Just about every driver on the road will experience the dreaded flat tire scenario at one point or another. You’re driving down the road with your girlfriend, and suddenly your car pulls to one side and you hear that awful flapping sound of a flat tire. You can usually rely on a roadside assistance service to come to your rescue, but it’s always best to know how to change that flat tire yourself.
Pre-Road Trip Planning
Before embarking on a road trip, it’s advisable to get your car serviced. Check the oil, hoses, fan belts and make sure the checkup includes a close look at your tires. Look for any unevenly worn spots, or thinning tread. If the tires are in questionable shape, invest in a brand new set. It’s better to begin your trip with new tires than experience a flat in a remote location.
It’s best to familiarize yourself with the tools you’ll use in the event of a flat tire, in advance of the actual flat. Most late model cars come equipped with an easy to use jack, a lug wrench, and a spare tire. Check your owner’s manual if you aren’t sure how to access these items.
Pull out the jack and the tire, and make sure the tire is in good shape. If your spare is flat, now would be a good time to get it fixed! It only takes a few minutes to make sure you have everything you need, and you’ll save yourself a huge headache later if you find yourself on the side of a dark, rainy road with a flat tire and a girlfriend who’s questioning your manhood.
Changing A Flat Tire
Locate a safe spot to pull over. If you’re on the highway, consider taking the next exit, even if you have to drive a bit on that flat tire. If this is not an option, pull as far onto the shoulder as possible. Avoid parking in the middle of a curve where approaching cars can’t see you. Be sure to find a flat spot; jacking up your car on a hill can lead to much bigger problems. If you have a manual transmission, leave your car in gear and be sure to engage your parking brake!
Turn on your hazard lights. Retrieve the jack, wrench, and spare tire from the trunk of your vehicle, along with any other supplies you may need; such as a flashlight, and bring them over to the tire that is flat.
Loosen the lug nuts. Remove the hubcap, if necessary. DO NOT remove the lug nuts at this point; simply loosen them by turning the wrench to the left (counter-clockwise). If the lug nuts are on tightly, try placing the wrench on the nut and standing on the wrench arm, or hitting the wrench arm with a rock or heavy object.
Using the jack; lift the vehicle off the ground. Locate your jack using your vehicle’s owner’s manual. Place the jack securely in the correct spot and jack up your car until the tire is about 6 inches off the ground.
Remove the lug nuts and pull the tire off the car. Make sure to place the lug nuts in a pile that won’t get scattered, and pull the tire straight toward yourself to remove it from the wheel base.
Place the spare on the car. Line up the lug nut posts with the holes in the spare, and push the spare all the way onto the wheel base until it can’t go any farther.

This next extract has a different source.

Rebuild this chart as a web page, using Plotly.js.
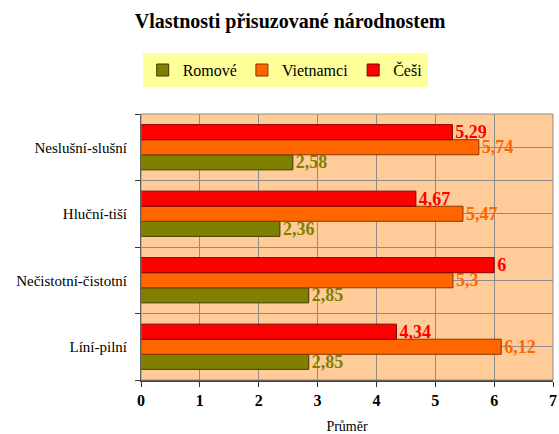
<!DOCTYPE html>
<html>
<head>
<meta charset="utf-8">
<script src="https://cdn.plot.ly/plotly-3.0.1.min.js"></script>
<style>html,body{margin:0;padding:0;background:#fff;}#chart{width:559px;height:434px;}</style>
</head>
<body>
<div id="chart"></div>
<script>
// Categories listed bottom to top
const categories = ["Líní-pilní", "Nečistotní-čistotní", "Hluční-tiší", "Neslušní-slušní"];
const seriesNames = ["Romové", "Vietnamci", "Češi"];
const romove = [2.85, 2.85, 2.36, 2.58];
const vietnamci = [6.12, 5.3, 5.47, 5.74];
const cesi = [4.34, 6, 4.67, 5.29];
const xTicks = [0, 1, 2, 3, 4, 5, 6, 7];

const colors = ["#808000", "#FF6600", "#FF0000"];
const outlines = ["#3a3a00", "#8a3300", "#800000"];
const values = [romove, vietnamci, cesi];
const pos = categories.map((c, i) => i);
const serif = "Liberation Serif";

const traces = values.map((vals, k) => ({
  type: "bar",
  orientation: "h",
  name: seriesNames[k],
  x: vals,
  y: pos,
  marker: {color: colors[k], line: {color: outlines[k], width: 1}},
  text: vals.map(v => String(v).replace(".", ",")),
  textposition: "outside",
  constraintext: "none",
  cliponaxis: false,
  textfont: {family: serif, size: 18, color: colors[k], weight: "bold"},
  hoverinfo: "none"
}));

const bounds = [];
for (let i = 0; i <= categories.length; i++) bounds.push(i - 0.5);

const layout = {
  width: 559, height: 434,
  margin: {l: 141, r: 6, t: 114, b: 54},
  paper_bgcolor: "#ffffff",
  plot_bgcolor: "#FFCC99",
  font: {family: serif},
  barmode: "group",
  bargap: 0.32,
  bargroupgap: 0,
  title: {
    text: "<b>Vlastnosti přisuzované národnostem</b>",
    font: {family: serif, size: 20, color: "#000"},
    x: 0.519, xref: "container", xanchor: "center",
    y: 0.952, yref: "container", yanchor: "middle"
  },
  showlegend: true,
  legend: {
    orientation: "h",
    x: 0.35, xanchor: "center",
    y: 1.165, yanchor: "middle",
    bgcolor: "#FFFF99",
    font: {family: serif, size: 16, color: "#000"},
    traceorder: "normal",
    itemwidth: 30,
    tracegroupgap: 0
  },
  xaxis: {
    range: [0, 7],
    tickvals: xTicks,
    ticktext: xTicks.map(String),
    tickfont: {family: serif, size: 16, color: "#000", weight: "bold"},
    ticks: "outside", ticklen: 5, tickcolor: "#333",
    showgrid: true, gridcolor: "#8c8c8c", gridwidth: 1,
    showline: true, linecolor: "#4a3f35", linewidth: 2,
    zeroline: false,
    title: {text: "Průměr", font: {family: serif, size: 14, color: "#000"}, standoff: 14},
    fixedrange: true
  },
  yaxis: {
    range: [-0.5, categories.length - 0.5],
    tickvals: pos,
    ticktext: categories,
    tickfont: {family: serif, size: 15, color: "#000"},
    ticks: "",
    ticklabelstandoff: 10,
    showgrid: true, gridcolor: "#8c8c8c", gridwidth: 1,
    minor: {tickvals: bounds, showgrid: true, gridcolor: "#8c8c8c", gridwidth: 1, ticks: "outside", ticklen: 5, tickcolor: "#333"},
    showline: true, linecolor: "#333", linewidth: 1,
    zeroline: false,
    fixedrange: true
  },
  shapes: [{
    type: "rect", xref: "paper", yref: "paper", x0: 0, x1: 1, y0: 0, y1: 1,
    line: {color: "#8c8c8c", width: 1}, fillcolor: "rgba(0,0,0,0)", layer: "above"
  }]
};

Plotly.newPlot("chart", traces, layout, {displayModeBar: false, staticPlot: true});
</script>
</body>
</html>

Put on the lug nuts. DO NOT put them on tightly, just make sure they’re on enough for the spare to stay on the car once its lowered.
Lower the car back to the ground. Use the jack to bring the car back down to ground level. Remove the jack from underneath the car.
Tighten the lug nuts. With the car back on the ground, you can now tighten the lug nuts. Rather than tightening them one by one in order, start with one lug nut, tighten it about 50%, move to the opposite nut (across the circle) and tighten that one about the same amount. Keep tightening opposite lug nuts gradually in turn until each lug nut is as tight as it can be.
Put your flat tire and tools back in your trunk. Be sure you don’t leave anything on the side of the road.